We enjoy the peaceful afternoon, being guided about by Graciela in her form-fitting blue jeans tucked into work boots and a loose women’s work shirt with a white flower pattern on a navy back-drop. At one point, she insists that I stand an enormous largo piña upright and position myself beside it, feigning profound curiosity as to which object may be taller. The tour is great fun not only because the large artisanal facility is well maintained and produces great spirits that we are fortunate enough to taste at various stages of production, but also because of the visit’s tone. Professional but warm, she tells us a bit more about the family. Her father has no formal education, but out of his seven children, five of them went to university. I ask her why Lalo left to distill on his own and she answers impenetrably, “I believe this is what Eduardo prefers.”
On these trips to Oaxaca, I am left contemplating what is the greater context that mezcal will come to occupy. These are savage beauties compared to the other spirits I traffic, but mezcal is being brought indoors. Its ascension to a greater scale is inescapable, but what I would hope for is that it is presided over by the likes of the Carreños, with their passion for agriculture and their ancestry that connects them to the provenance of these spirits. They advocate for the advancement of the category but also for their families and their village; the two are inseparable: from Lalo, once mayor of Santa Catarina, whose facility is crawling with children and affectionate relatives and will take us to meet his neighbor, who produces a tiny amount of mezcal fermented in leather and insists we buy it from the man at the price he sets—a far cry from asking us to sign a nondisclosure agreement—to Graciela who now invites us into the tasting parlor at Real Minero. We taste five or six spirits of her choosing. Each label is marked with a decisive color, which I note and ask her, for example, why is it the blend of espadín, largo, tripon (one of my favorites), and barril (another of them) bears a label that has a rusty, bloody color. I am delighted when she replies that tasting mezcal makes her think of colors. Oh, how I agree.

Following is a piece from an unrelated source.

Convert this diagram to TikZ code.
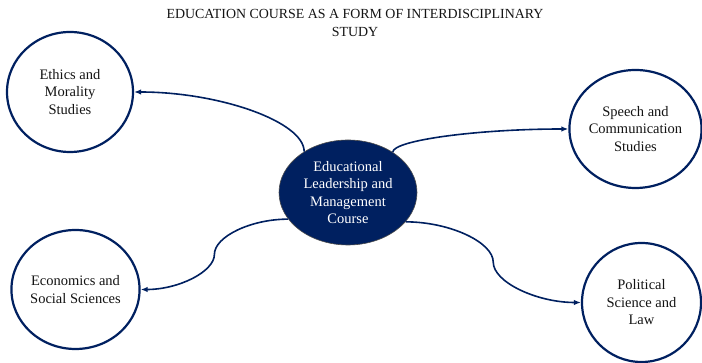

This sanguine, clay color is what’s conjured when she tastes this mixture. I’m sure I am impressionable, but I do concur with her choice of color.
We enjoy the cool, late afternoon light, occupied by the dirt and pollen of this fertile property, as it penetrates the high windows to the tasting room. I am pleased with my company and feel an easing of the chronic tension between my shoulder blades that I only become aware of by its passing. “Well, Graciela,” I say. “What am I looking for in this arroqueño?”
Graciela turns the corners of her mouth up slightly, and replies flatly, “Well, Tadeo, I can’t speak to what you’re looking for, but I can tell you what you might find.”
Reprinted with permission from By the Smoke and the Smell: My Search for the Rare & Sublime on the Spirits Trail by Thad Vogler, copyright © 2017. Published Ten Speed Press, an imprint of Penguin Random House LLC.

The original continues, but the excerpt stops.